= Manifesto Project Database =

Database of political manifestos

The Manifesto Project Database (MPD) is the full database of political manifestos as well as election performance compiled by the Manifesto Research on Political Representation (MARPOR) project (MARPOR), formerly known as the Manifesto Research Group/Comparative Manifestos Project (MRG/CMP). It is maintained on the website of the Social Science Research Center Berlin in Germany. It describes itself as based on "quantitative content analyses of parties’ election programmes from more than 50 countries covering all free, democratic elections since 1945."

==History==

The Manifesto Project Database grew out of the work of the Manifesto Research Group/Comparative Manifestos Project (MRG/CMP), started before 2003. In 2003, Hans-Dieter Klingemann of Social Science Research Center Berlin received the American Political Science Association's Lijphart/Przeworski/Verba Data Set Award for the project.

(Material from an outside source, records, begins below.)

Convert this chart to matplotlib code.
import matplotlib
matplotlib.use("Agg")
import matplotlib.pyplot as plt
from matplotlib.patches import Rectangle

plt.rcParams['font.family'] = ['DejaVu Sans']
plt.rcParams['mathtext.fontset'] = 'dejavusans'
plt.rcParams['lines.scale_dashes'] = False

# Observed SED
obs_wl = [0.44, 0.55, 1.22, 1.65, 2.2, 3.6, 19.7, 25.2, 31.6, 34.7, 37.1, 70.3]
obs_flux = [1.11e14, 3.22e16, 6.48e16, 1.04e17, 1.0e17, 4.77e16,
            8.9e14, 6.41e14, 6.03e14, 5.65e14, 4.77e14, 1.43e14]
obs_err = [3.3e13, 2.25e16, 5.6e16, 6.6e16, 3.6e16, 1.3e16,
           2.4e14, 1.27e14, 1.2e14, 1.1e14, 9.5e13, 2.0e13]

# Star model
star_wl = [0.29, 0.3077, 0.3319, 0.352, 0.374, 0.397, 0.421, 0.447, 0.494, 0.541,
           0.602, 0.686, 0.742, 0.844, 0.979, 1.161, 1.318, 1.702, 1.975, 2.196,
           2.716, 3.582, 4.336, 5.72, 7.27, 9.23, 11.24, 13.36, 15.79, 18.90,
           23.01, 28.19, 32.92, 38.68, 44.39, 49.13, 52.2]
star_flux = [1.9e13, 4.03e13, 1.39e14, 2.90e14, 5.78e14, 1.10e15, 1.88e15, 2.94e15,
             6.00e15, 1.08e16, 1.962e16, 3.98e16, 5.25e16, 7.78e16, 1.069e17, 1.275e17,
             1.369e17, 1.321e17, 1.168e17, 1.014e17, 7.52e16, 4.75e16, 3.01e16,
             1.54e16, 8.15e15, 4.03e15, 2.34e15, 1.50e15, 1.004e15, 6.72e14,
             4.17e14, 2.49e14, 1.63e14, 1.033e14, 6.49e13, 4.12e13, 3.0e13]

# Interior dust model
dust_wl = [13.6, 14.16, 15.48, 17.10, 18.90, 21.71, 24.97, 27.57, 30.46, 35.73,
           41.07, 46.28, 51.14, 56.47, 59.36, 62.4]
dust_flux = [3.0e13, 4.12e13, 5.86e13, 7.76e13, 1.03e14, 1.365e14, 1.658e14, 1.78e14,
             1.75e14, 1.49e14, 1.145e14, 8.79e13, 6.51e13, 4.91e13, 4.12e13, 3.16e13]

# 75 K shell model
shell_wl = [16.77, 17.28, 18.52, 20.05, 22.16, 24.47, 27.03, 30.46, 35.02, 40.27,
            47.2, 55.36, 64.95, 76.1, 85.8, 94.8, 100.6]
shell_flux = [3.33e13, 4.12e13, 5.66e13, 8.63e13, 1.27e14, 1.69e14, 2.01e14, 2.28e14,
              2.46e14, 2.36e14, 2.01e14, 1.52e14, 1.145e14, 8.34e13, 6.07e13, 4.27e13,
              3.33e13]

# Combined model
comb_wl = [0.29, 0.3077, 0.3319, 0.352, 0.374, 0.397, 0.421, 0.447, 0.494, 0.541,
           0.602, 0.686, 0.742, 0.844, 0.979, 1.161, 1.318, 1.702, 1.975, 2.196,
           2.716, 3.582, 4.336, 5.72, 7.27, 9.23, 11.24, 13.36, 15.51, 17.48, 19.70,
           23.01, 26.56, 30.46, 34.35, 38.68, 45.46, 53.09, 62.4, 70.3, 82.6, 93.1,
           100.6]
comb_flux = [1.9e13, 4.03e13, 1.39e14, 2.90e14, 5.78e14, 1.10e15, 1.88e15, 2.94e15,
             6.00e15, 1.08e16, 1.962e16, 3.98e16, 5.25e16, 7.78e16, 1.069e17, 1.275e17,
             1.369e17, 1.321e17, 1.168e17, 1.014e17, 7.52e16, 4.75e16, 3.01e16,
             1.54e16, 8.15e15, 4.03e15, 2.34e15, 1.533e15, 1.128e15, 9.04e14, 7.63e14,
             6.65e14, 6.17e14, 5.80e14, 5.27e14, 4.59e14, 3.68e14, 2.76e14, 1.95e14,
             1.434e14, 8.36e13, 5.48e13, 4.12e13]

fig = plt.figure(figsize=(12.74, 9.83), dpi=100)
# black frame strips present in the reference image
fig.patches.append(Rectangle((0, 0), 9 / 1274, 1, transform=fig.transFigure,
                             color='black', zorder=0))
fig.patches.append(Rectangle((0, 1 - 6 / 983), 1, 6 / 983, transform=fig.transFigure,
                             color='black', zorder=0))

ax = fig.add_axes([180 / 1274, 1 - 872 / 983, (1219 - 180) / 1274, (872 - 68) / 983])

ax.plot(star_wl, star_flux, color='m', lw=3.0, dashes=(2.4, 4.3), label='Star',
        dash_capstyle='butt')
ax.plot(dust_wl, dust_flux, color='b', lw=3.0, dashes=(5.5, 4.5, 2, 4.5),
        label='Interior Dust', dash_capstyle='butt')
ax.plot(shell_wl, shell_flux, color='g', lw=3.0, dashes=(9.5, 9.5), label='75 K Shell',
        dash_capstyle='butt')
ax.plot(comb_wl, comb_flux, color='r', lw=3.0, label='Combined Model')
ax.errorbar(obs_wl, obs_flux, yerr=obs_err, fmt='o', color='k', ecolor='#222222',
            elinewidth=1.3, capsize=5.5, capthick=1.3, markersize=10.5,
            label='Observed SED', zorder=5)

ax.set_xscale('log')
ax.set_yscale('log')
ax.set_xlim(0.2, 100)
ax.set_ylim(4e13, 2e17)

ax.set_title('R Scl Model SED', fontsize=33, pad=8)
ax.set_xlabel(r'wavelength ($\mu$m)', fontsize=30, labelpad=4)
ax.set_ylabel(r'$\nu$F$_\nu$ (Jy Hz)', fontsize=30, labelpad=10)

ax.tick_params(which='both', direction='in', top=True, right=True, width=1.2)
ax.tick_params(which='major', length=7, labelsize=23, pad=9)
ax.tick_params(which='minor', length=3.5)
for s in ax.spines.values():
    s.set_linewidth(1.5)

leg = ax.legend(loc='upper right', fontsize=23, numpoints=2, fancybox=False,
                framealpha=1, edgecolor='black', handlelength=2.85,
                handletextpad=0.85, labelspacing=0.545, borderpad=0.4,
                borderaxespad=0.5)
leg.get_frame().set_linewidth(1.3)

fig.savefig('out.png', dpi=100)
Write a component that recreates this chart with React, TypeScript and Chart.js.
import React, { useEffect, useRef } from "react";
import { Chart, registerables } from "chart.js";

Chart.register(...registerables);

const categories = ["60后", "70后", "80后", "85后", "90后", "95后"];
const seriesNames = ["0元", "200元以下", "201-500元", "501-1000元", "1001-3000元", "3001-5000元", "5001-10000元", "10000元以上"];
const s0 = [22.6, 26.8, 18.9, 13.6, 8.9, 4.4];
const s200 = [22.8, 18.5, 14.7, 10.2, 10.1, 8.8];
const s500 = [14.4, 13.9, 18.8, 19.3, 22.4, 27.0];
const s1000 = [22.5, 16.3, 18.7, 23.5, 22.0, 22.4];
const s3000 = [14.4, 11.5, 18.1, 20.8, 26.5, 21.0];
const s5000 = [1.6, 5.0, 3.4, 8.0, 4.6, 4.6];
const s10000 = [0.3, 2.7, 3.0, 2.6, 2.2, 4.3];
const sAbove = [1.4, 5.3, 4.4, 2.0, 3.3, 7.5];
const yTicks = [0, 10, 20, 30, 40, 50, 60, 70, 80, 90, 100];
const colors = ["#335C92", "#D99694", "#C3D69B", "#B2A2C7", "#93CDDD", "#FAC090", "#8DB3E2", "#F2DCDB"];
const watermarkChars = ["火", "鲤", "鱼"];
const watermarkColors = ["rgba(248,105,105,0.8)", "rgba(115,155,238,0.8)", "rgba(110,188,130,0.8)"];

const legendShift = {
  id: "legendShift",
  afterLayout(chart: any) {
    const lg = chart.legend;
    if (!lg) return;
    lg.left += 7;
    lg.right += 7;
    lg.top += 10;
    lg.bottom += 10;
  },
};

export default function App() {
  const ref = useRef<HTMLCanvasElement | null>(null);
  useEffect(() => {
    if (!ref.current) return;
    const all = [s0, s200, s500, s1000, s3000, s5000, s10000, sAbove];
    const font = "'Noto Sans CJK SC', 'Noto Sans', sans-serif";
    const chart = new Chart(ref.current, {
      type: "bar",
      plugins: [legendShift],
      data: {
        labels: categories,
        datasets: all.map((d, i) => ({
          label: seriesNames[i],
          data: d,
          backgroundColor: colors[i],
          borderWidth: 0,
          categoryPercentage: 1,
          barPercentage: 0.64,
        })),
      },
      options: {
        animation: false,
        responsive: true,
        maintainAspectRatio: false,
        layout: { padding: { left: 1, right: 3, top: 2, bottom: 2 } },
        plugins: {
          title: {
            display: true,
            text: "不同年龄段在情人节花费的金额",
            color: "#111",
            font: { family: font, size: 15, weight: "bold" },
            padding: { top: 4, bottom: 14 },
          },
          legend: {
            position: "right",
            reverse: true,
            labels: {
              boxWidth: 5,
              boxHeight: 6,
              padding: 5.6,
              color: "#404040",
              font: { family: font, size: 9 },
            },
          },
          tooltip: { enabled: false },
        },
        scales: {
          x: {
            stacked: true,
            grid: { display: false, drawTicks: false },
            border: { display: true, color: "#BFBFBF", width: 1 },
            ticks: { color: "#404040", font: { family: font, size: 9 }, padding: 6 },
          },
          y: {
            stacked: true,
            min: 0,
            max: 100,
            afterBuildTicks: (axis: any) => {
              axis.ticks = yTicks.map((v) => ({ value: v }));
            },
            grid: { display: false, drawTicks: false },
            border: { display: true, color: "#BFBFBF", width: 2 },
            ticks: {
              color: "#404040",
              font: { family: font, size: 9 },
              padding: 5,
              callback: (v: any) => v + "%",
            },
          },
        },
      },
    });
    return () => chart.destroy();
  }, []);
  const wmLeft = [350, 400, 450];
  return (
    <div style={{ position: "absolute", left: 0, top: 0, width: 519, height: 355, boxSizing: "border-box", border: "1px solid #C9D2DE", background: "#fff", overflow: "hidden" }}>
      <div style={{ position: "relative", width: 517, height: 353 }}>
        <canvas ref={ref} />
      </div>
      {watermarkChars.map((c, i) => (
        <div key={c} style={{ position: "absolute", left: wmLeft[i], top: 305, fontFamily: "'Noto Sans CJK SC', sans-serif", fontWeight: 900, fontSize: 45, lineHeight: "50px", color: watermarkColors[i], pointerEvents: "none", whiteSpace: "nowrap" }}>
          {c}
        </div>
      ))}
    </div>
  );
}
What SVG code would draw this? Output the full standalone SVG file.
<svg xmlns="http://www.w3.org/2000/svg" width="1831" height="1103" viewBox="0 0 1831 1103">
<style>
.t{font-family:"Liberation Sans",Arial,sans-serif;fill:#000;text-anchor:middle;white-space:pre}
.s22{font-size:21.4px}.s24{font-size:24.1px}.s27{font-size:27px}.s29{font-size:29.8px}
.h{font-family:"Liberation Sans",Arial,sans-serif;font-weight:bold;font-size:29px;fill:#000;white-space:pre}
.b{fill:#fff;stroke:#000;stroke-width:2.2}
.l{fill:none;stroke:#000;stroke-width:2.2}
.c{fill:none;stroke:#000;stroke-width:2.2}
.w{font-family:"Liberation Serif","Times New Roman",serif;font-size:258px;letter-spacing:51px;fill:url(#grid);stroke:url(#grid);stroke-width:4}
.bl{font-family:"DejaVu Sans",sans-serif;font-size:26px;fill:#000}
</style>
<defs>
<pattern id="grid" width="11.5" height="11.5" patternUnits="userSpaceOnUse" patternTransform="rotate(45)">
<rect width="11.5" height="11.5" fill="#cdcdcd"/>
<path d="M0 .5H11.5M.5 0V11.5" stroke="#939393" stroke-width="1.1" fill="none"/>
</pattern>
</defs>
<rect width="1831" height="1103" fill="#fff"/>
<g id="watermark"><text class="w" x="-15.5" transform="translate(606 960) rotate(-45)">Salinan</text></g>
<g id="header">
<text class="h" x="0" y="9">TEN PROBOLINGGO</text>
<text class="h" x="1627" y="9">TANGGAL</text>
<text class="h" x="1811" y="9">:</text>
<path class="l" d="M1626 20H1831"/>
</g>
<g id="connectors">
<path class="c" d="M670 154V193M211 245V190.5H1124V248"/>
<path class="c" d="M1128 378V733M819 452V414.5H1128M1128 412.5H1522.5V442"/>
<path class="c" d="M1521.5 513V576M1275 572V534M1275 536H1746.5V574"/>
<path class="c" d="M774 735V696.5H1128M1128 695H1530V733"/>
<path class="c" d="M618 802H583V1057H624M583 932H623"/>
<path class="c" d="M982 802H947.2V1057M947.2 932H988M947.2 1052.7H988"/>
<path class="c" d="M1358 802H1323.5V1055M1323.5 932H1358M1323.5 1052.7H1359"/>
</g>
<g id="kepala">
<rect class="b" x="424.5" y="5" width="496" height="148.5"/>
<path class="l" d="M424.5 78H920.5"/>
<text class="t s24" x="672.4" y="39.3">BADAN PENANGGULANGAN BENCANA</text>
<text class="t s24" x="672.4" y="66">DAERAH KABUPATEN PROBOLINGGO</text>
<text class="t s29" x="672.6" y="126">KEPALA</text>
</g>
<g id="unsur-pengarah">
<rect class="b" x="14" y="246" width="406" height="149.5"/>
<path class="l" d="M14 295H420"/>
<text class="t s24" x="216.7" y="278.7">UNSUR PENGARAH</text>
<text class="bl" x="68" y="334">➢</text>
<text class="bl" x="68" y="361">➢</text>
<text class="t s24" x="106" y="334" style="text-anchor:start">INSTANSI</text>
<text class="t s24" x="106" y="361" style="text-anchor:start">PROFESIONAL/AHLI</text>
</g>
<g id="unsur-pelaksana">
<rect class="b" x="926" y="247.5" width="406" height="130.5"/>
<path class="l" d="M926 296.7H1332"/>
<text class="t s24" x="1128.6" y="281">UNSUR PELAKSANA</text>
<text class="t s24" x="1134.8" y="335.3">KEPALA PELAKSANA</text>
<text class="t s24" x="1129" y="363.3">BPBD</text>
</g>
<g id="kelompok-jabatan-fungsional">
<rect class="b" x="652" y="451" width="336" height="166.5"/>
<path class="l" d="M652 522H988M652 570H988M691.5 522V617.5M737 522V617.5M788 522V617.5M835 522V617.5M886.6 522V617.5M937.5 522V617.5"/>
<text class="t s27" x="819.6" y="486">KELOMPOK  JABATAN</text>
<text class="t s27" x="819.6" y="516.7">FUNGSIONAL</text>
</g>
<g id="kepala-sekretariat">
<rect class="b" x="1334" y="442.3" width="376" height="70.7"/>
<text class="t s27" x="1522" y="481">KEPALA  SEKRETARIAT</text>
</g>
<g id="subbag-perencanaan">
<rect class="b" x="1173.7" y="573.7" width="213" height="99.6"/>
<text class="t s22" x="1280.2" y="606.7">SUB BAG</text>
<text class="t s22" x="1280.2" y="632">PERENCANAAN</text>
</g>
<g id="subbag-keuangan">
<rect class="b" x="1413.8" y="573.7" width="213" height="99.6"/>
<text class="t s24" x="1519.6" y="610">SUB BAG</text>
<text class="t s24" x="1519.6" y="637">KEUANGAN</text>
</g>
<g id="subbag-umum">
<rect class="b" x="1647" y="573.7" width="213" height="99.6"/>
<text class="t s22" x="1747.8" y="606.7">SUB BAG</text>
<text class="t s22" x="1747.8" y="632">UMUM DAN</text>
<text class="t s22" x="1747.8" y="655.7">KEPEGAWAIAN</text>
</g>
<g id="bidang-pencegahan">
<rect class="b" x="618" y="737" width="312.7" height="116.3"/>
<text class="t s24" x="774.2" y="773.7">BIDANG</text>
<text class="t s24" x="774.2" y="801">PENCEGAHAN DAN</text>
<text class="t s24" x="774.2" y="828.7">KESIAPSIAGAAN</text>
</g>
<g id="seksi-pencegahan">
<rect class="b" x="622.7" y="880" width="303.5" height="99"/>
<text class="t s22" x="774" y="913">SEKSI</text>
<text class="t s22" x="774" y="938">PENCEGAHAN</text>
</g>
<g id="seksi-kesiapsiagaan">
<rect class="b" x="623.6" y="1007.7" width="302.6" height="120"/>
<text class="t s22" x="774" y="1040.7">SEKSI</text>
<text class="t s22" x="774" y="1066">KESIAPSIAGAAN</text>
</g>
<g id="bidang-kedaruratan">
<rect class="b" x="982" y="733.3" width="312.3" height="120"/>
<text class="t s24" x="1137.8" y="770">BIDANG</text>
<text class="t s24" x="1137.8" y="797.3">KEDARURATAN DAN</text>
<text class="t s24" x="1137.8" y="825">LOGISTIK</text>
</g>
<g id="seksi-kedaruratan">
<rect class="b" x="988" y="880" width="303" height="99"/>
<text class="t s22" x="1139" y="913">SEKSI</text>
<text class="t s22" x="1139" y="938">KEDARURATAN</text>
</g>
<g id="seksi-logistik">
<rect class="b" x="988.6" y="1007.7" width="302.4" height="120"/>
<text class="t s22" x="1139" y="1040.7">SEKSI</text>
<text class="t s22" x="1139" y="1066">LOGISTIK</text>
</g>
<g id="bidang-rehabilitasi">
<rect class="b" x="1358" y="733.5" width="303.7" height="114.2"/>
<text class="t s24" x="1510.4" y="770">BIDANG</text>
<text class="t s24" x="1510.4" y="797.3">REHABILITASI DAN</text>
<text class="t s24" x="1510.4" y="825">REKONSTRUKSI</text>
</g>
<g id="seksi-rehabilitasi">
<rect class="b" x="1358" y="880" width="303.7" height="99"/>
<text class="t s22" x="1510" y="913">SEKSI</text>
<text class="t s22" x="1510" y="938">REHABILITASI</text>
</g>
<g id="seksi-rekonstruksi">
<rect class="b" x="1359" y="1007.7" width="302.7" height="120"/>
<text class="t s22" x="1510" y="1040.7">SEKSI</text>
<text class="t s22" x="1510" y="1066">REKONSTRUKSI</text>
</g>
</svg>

Since October 2009, the Manifesto Project has been financed by a long-term funding grant from the Deutsche Forschungsgemeinschaft (DFG) to the Manifesto Research on Political Representation (MARPOR) project to update and make available manifesto texts and content-analytical data to the scientific community.

==Reception==

===Academic reception===

The Manifesto Project can be considered one of the most widely used and influential comparative datasets in political science; its importance was recognized in 2003 by the Lijphart/Przeworski/Verba Data Set Award of the American Political Science Association for best data set in political science. There has been considerable academic research identifying potential problems with using the Manifesto Project Database (also referred to in the literature as the Comparative Manifestos Project) and ways to correct for it. Data from the Manifesto Project Database has been referenced in research on the policy preferences of voters.